C'est un happening qui est parvenu à décontenancer Marina Foïs, pourtant loin d'être à court de répartie tranchante. Lors de la dernière cérémonie des César ce vendredi 12 mars, riche en commentaires virulents à propos du sort (critique) réservé à la Culture en temps de couvre-feux, la comédienne Corinne Masiero s'est dévêtue. Plus précisément, l'actrice et militante, notamment connue pour son rôle de Capitaine Marleau, est arrivée dans un superbe costume de Peau d'âne avant de le retirer. L'audience a pu alors observer les slogans inscrits sur son corps.
Parmi ces inscriptions, l'éloquente "Rends-nous l'art, Jean !". Un message directement adressé à Jean Castex. Et, pourrait-on présumer, à l'actuelle ministre de la Culture, Roselyne Bachelot. Mais ces discours ont hélas été ignorés sur les réseaux sociaux, les voix les plus virulentes préférant fustiger cette performance jugée obscène. Entre séquence gore, nu politique et geste punk, l'initiative de Corinne Masiero n'a laissé personne indifférent.
Tant et si bien que dans l'espace commentaires de la séquence diffusée sur Canal +, les piques misogynes s'accumulent. "Lamentable image : Aucune allure, aucune classe, que de la crasse", "Intervention vulgaire qui dessert la cause qu'elle prétend défendre", "Masiero s'était shootée avant de monter sur scène ?? quel spectacle décadent !", peut-on notamment lire.
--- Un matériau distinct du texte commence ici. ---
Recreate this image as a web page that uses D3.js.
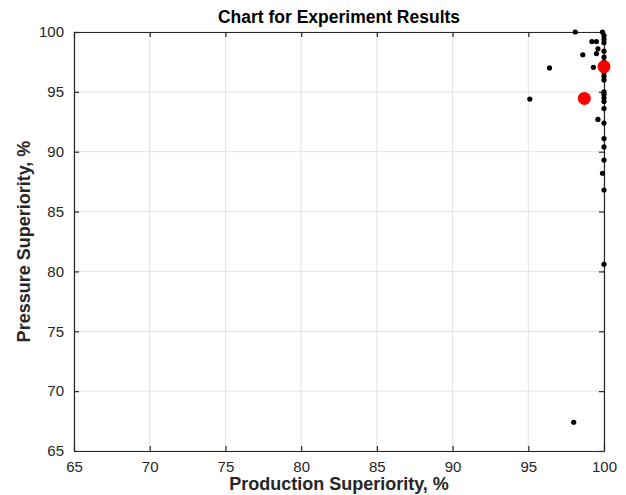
<!DOCTYPE html>
<html>
<head>
<meta charset="utf-8">
<script src="https://cdn.jsdelivr.net/npm/d3@7"></script>
<style>
  body { margin: 0; background: #fff; }
  svg { font-family: "Liberation Sans", Arial, sans-serif; }
</style>
</head>
<body>
<div id="chart"></div>
<script>
'use strict';

// experiment results (production %, pressure %)
var productionVals = [98.1, 99.9, 100, 100, 99.2, 99.5, 99.6, 99.5, 100, 98.6, 100, 96.4, 99.3,
  100, 100, 100, 100, 100, 100, 95.1, 100, 99.6, 100, 100, 100, 100, 99.9, 100, 100, 98.0,
  100, 100, 100];
var pressureVals = [100, 100, 99.7, 99.4, 99.2, 99.2, 98.6, 98.2, 98.4, 98.1, 97.9, 97.0, 97.05,
  96.3, 96.0, 95.0, 94.8, 94.2, 94.5, 94.4, 93.6, 92.7, 92.4, 91.1, 90.4, 89.3, 88.2, 86.8, 80.6, 67.4,
  99.1, 97.5, 96.6];

// highlighted results
var bestProduction = [100, 98.7];
var bestPressure = [97.1, 94.45];

var xTicks = [65, 70, 75, 80, 85, 90, 95, 100];
var yTicks = [65, 70, 75, 80, 85, 90, 95, 100];

var width = 626, height = 495;
var margin = {top: 32, right: 22, bottom: 44, left: 74};
var plotW = width - margin.left - margin.right,
  plotH = height - margin.top - margin.bottom;
var axisColor = '#262626';

var svg = d3.select('#chart').append('svg')
  .attr('width', width)
  .attr('height', height);

var x = d3.scaleLinear().domain([65, 100]).range([0, plotW]);
var y = d3.scaleLinear().domain([65, 100]).range([plotH, 0]);

var g = svg.append('g')
  .attr('transform', 'translate(' + margin.left + ',' + margin.top + ')');

// grid
g.append('g').selectAll('line').data(xTicks).enter().append('line')
  .attr('x1', function (d) { return x(d); }).attr('x2', function (d) { return x(d); })
  .attr('y1', 0).attr('y2', plotH)
  .attr('stroke', '#e3e3e3').attr('stroke-width', 1);
g.append('g').selectAll('line').data(yTicks).enter().append('line')
  .attr('y1', function (d) { return y(d); }).attr('y2', function (d) { return y(d); })
  .attr('x1', 0).attr('x2', plotW)
  .attr('stroke', '#e3e3e3').attr('stroke-width', 1);

// axes, ticks pointing inward, boxed
var xAxis = d3.axisBottom(x).tickValues(xTicks).tickSizeInner(-5).tickSizeOuter(0).tickPadding(10);
var yAxis = d3.axisLeft(y).tickValues(yTicks).tickSizeInner(-5).tickSizeOuter(0).tickPadding(10);
var xTop = d3.axisTop(x).tickValues(xTicks).tickSizeInner(-5).tickSizeOuter(0).tickFormat('');
var yRight = d3.axisRight(y).tickValues(yTicks).tickSizeInner(-5).tickSizeOuter(0).tickFormat('');

function styleAxis(sel) {
  sel.selectAll('path').attr('stroke', axisColor).attr('stroke-width', 1.2);
  sel.selectAll('line').attr('stroke', axisColor).attr('stroke-width', 1.2);
  sel.selectAll('text').attr('fill', axisColor).attr('font-size', '15px')
    .attr('font-family', '"Liberation Sans", Arial, sans-serif');
}

g.append('g').attr('transform', 'translate(0,' + plotH + ')').call(xAxis).call(styleAxis);
g.append('g').call(yAxis).call(styleAxis);
g.append('g').call(xTop).call(styleAxis);
g.append('g').attr('transform', 'translate(' + plotW + ',0)').call(yRight).call(styleAxis);

// points
var pts = productionVals.map(function (v, i) { return {x: v, y: pressureVals[i]}; });
g.append('g').selectAll('circle').data(pts).enter().append('circle')
  .attr('cx', function (d) { return x(d.x); })
  .attr('cy', function (d) { return y(d.y); })
  .attr('r', 2.6)
  .attr('fill', '#000');

var best = bestProduction.map(function (v, i) { return {x: v, y: bestPressure[i]}; });
g.append('g').selectAll('circle').data(best).enter().append('circle')
  .attr('cx', function (d) { return x(d.x); })
  .attr('cy', function (d) { return y(d.y); })
  .attr('r', 6.5)
  .attr('fill', '#ff0000');

// labels
svg.append('text')
  .attr('x', margin.left + plotW / 2).attr('y', 23)
  .attr('text-anchor', 'middle')
  .attr('font-size', '17.5px').attr('font-weight', 'bold').attr('fill', '#000')
  .text('Chart for Experiment Results');

svg.append('text')
  .attr('x', margin.left + plotW / 2).attr('y', 490)
  .attr('text-anchor', 'middle')
  .attr('font-size', '18px').attr('font-weight', 'bold').attr('fill', axisColor)
  .text('Production Superiority, %');

svg.append('text')
  .attr('transform', 'translate(30,' + (margin.top + plotH / 2) + ') rotate(-90)')
  .attr('text-anchor', 'middle')
  .attr('font-size', '18px').attr('font-weight', 'bold').attr('fill', axisColor)
  .text('Pressure Superiority, %');
</script>
</body>
</html>
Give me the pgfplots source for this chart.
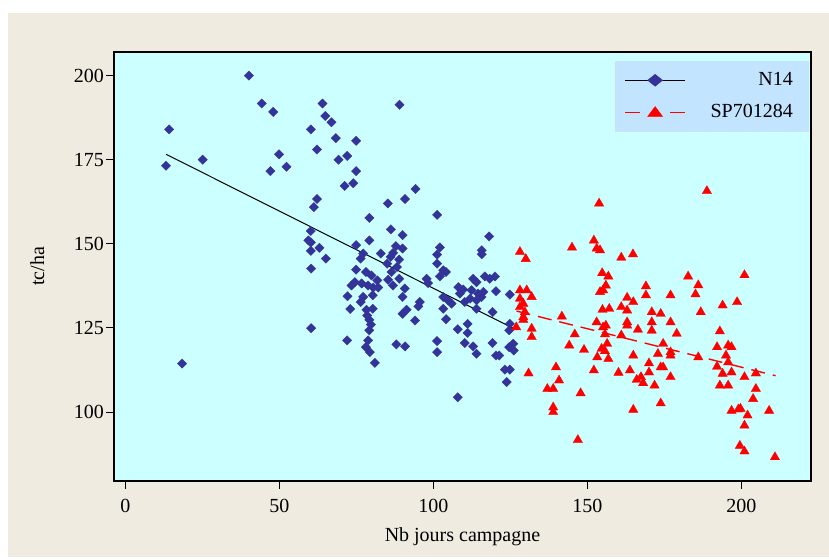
\documentclass[border=0pt]{standalone}
\usepackage{pgfplots}
\pgfplotsset{compat=1.18}
\usepackage{fontspec}
\setmainfont{Liberation Serif}
\definecolor{beige}{RGB}{239,235,224}
\definecolor{plotbg}{RGB}{204,255,255}
\definecolor{legbg}{RGB}{194,228,255}
\definecolor{bluem}{RGB}{51,51,153}
\pgfplotstableread{
x y
40.1 200
14.2 184
13.2 173.2
25.1 175
44.3 191.7
48 189.2
49.9 176.6
47.1 171.6
52.3 172.9
60.2 184
64 191.7
64.9 188
66.9 186.1
68.3 181.4
74.9 180.6
62.2 178
69.2 175
72 176.1
74.9 171.6
71.2 167.2
74 168
89 191.3
94.2 166.3
90.8 163.3
85.2 162
101.2 158.6
79.2 157.7
86.2 154.3
90 152.6
62.2 163.3
61.2 160.9
60.2 153.8
59.4 151
60.2 150.4
60.2 147.9
63 148.8
65.1 145.6
79.2 151
60.3 142.6
74.9 149.6
82.9 147.1
77.2 147.1
76.4 145.6
87.8 149.3
90 148.6
86.9 147.3
86.1 146.1
88.9 145.3
85 144.1
88.2 143.1
86.4 141.6
85.3 139.3
88.9 139.6
86.9 137.6
90.7 136.7
90 134.2
91.3 130.4
90 129.2
94 127.2
95.1 131.4
88 120.1
90.8 119.5
74.9 142.3
78.1 141.6
79.9 140.6
81.8 139.1
74.5 138.6
73.4 137.6
76.7 138.2
78.8 137.6
80.5 137
82.1 137
80.3 134.7
72.1 134.4
77.2 134.2
76.4 132.7
73 130.6
78.3 130.4
80.3 130.7
78.5 128.7
79.2 127.4
79.7 126
79.2 124.3
78.8 121.3
78.1 119.3
79.4 117.8
81 114.6
72 121.3
60.3 124.9
18.4 114.4
118.1 152.2
115.7 148.1
115.7 146.9
102.1 148.9
101.2 146.8
101.2 144.1
103.2 142.1
102.1 140.3
104.1 141.6
97.8 139.6
98.3 138.3
95.6 132.7
103.2 134.2
104.8 133.2
105.9 132.2
103.2 130.7
104.1 127.6
108.1 137.1
109.7 136.4
108.6 135.2
112.9 139.6
114 138.6
116.7 140.3
118.3 139.6
120 140.3
112.4 136.2
114.5 135.2
116.2 135.7
111.9 133.7
110.2 132.7
114 133.2
115.6 134.2
114 130.7
120.3 135.9
119.2 129.7
124.8 134.9
107.9 124.6
111.1 126.2
111.1 123.5
110.2 120.5
112.9 119.5
114 117.3
101.2 121.1
101.2 117.8
119.2 120.5
120.3 116.8
121.4 116.8
124.8 126.2
124.6 124.3
124.6 119.3
125.9 120.3
126.1 118.3
123.2 112.6
124.8 112.6
123.8 108.9
107.9 104.4
}\Nblue
\pgfplotstableread{
x y
188.8 165.7
153.8 162
145 148.9
152.1 151
153 148.6
154.1 148.1
161 145.9
164.8 146.9
128.1 147.6
130 145.5
154.8 141.3
156.8 140.3
156 137.6
154.1 135.7
155.1 136.2
169 137.4
169 134.7
177 134.7
182.7 140.3
186 137.7
185.1 135
201 140.7
128.1 136.2
130.3 136.2
131.9 134.2
129.2 132.2
128.1 131.2
129.7 129.7
129.2 128.2
131.9 124.8
131.9 122.3
126.9 125.2
128.1 133.7
129.2 127.4
141.7 128.4
145.9 123.1
144.1 119.8
148.9 118.5
153 126.7
156 125.7
155.7 123.1
156.4 120.3
154.6 118.8
155.7 118.1
153.2 116.3
156.8 115.8
152.1 112.4
161 131.2
162.9 134
164.9 132.7
162.9 130.2
162.9 126.7
162.9 125.7
161 122.8
166.4 124.5
170.9 129.7
173.8 129.2
170.9 126.7
170.9 124.2
177 126.7
179 123.3
174.6 120.3
172.9 117.3
177 117.8
177 116.8
164.9 116.8
170 114.5
170 111.8
173.8 113.3
174.6 113.3
163.8 112.4
160.1 111.7
166 109.6
167.4 110.4
168.1 108.6
171.8 107.9
177 110.4
164.9 100.7
173.8 102.6
186 116.3
186.8 129.7
193 124
192.1 119.3
195.7 119.8
196.8 119.3
195 116.8
195.7 114.8
192.1 113.5
193.9 111.4
196.8 111.8
193 107.9
195.7 107.9
193.9 131.7
198.6 132.7
201 110.4
204.7 111.5
204.7 106.9
203.8 103.9
196.8 100.4
199 100.8
199.7 101
202 99
201 96
209 100.4
199.5 90
201 88.3
210.9 86.6
146.9 91.7
138.9 101.4
138.9 100
137 106.9
138.9 106.9
140.8 109.4
139.8 113.3
130.9 111.5
147.8 105.6
154.9 130.4
157.1 130.7
155.1 125.2
}\SPred
\begin{document}
\fontsize{20bp}{24bp}\selectfont
\begin{tikzpicture}
\fill[white] (0,0) rectangle (829bp,560bp);
\fill[beige] (8bp,3bp) rectangle (829bp,547bp);
\begin{axis}[
  at={(114bp,79bp)}, anchor=south west,
  scale only axis, width=697bp, height=429bp,
  xmin=-3.7, xmax=222.6, ymin=79.5, ymax=207,
  axis background/.style={fill=plotbg},
  axis line style={black, line width=1.2bp},
  xtick={0,50,100,150,200}, ytick={100,125,150,175,200},
  xtick pos=bottom, ytick pos=left,
  tick align=outside, major tick length=8bp,
  tick style={black, line width=1bp},
  /pgf/number format/assume math mode=true,
  tick label style={font=\fontsize{20bp}{24bp}\selectfont},
  yticklabel style={inner xsep=2bp},
  xticklabel style={inner ysep=10bp},
  label style={font=\fontsize{20bp}{24bp}\selectfont},
  xlabel={Nb jours campagne},
  ylabel={tc/ha},
  xlabel style={at={(axis description cs:0.5,-0.1399)}, anchor=base},
  ylabel style={at={(axis description cs:-0.1004,0.5)}, anchor=base, rotate=0},
  every axis y label/.style={at={(axis description cs:-0.1004,0.5)}, anchor=base, rotate=90},
  legend style={at={(1,1)}, anchor=north east, xshift=-2bp, yshift=-9bp,
    fill=legbg, draw=none, inner xsep=9bp, inner ysep=9bp,
    row sep=12bp, column sep=19bp,
    font=\fontsize{20bp}{24bp}\selectfont},
  legend cell align=left,
]
\addplot[only marks, mark=square*, mark size=3.3bp,
  mark options={rotate=45, fill=bluem, draw=bluem, line width=0.3bp}, forget plot]
  table[x=x, y=y] {\Nblue};
\addplot[black, line width=1bp, forget plot] coordinates {(13.2,176.6) (126.1,124.8)};
\addplot[only marks, mark=triangle*, mark size=5.4bp,
  mark options={fill=red, draw=red, line width=0.3bp}, forget plot]
  table[x=x, y=y] {\SPred};
\addplot[red, line width=1.4bp, dash pattern=on 14bp off 8bp, forget plot]
  coordinates {(127,130) (211.1,110.8)};
\addlegendimage{legend image code/.code={
  \draw[black, line width=1bp] (0bp,0bp) -- (60bp,0bp);
  \fill[bluem] (30bp,6bp) -- (37.5bp,0bp) -- (30bp,-6bp) -- (22.5bp,0bp) -- cycle;}}
\addlegendentry{\makebox[91bp][l]{\makebox[86bp][r]{N14}}}
\addlegendimage{legend image code/.code={
  \draw[red, line width=1.4bp] (0bp,0bp) -- (15bp,0bp) (45bp,0bp) -- (60bp,0bp);
  \fill[red] (22.5bp,-4bp) -- (37.5bp,-4bp) -- (30bp,6bp) -- cycle;}}
\addlegendentry{\makebox[91bp][l]{\makebox[86bp][r]{SP701284}}}
\end{axis}
\pgfresetboundingbox
\path[use as bounding box] (0,0) rectangle (829bp,560bp);
\end{tikzpicture}
\end{document}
De quoi constituer un véritable bingo de la boomer attitude.
Par-delà les noms d'oiseaux décochés par des anonymes, même les médias y vont de bon train. Ainsi la revue culturelle Transfuge s'offusque-t-elle d'un "féminisme radicalisé", composante parmi d'autres d'une cérémonie des César "malade" pleine de "consternation". Bien souvent, les opinions des détracteurs (volontiers masculins) usent d'un même argumentaire : la performance de la comédienne serait "décadente", incomparable avec la classe des "grandes" d'antan, l'opposé d'une tradition française chic, un concentré de vulgarité, de l'indécence pure...
Mais au fond, il n'y a pas à chercher bien loin pour comprendre ce qui dérange tant les regards désapprobateurs. "Les mecs qui sont choqués et insultent Corinne Masiero sur son physique, vous êtes minables. Les corps nus de femmes vous dérangent uniquement à partir du moment où ils ne sont plus suffisamment sexualisés et excitants à vos yeux pour projeter vos fantasmes dégueulasses dessus", cingle en ce sens une internaute.
Ensanglantée, insoumise aux diktats traditionnels, mise en scène d'une façon revendicative, la nudité de Corinne Masiero prend le contrepied du "male gaze", ce regard masculin qui, au cinéma par exemple, sexualise le corps des femmes, alors objets de désir. En somme, c'est une nudité qui n'est ni polie, ni policée, et arbore littéralement sur elle des discours vindicatifs. En cela, le happening de l'actrice est à rapprocher de ceux des militantes Femen. C'est aussi cette absence totale de consensualité (et de sensualité tout court) qui dérange autant.
A l'inverse, certaines voix soutiennent le geste. "Au risque de me mettre tout le monde à dos, je voudrais saluer le courage de Corinne Masiero lors de la cérémonie des César. Bien sûr que la culture n'est pas le seul secteur à souffrir de la Covid mais les César, c'est le cinéma : où dire mieux que le secteur est à poil ?", avance ainsi l'économiste Julia Cagé. D'autres paroles politiques et militantes, comme celles de la députée Clémentine Autain, voient là "l'art de militer".
En détournant des symboles glamour (la Catherine Deneuve de Peau d'âne) et en transformant son corps en outil de protestation, témoignant de l'état alarmant de la Culture en temps de pandémie, Corine Masiero a délivré un geste intensément féministe. Aux César, elle s'est ainsi permise de rappeler sans l'énoncer le fameux adage du Mouvement de libération des femmes : "L'intime est politique". Ce soir là, il le fut plus que jamais.
Au grand dam de ceux qui n'acceptent pas encore que l'art le soit toujours un peu - politique.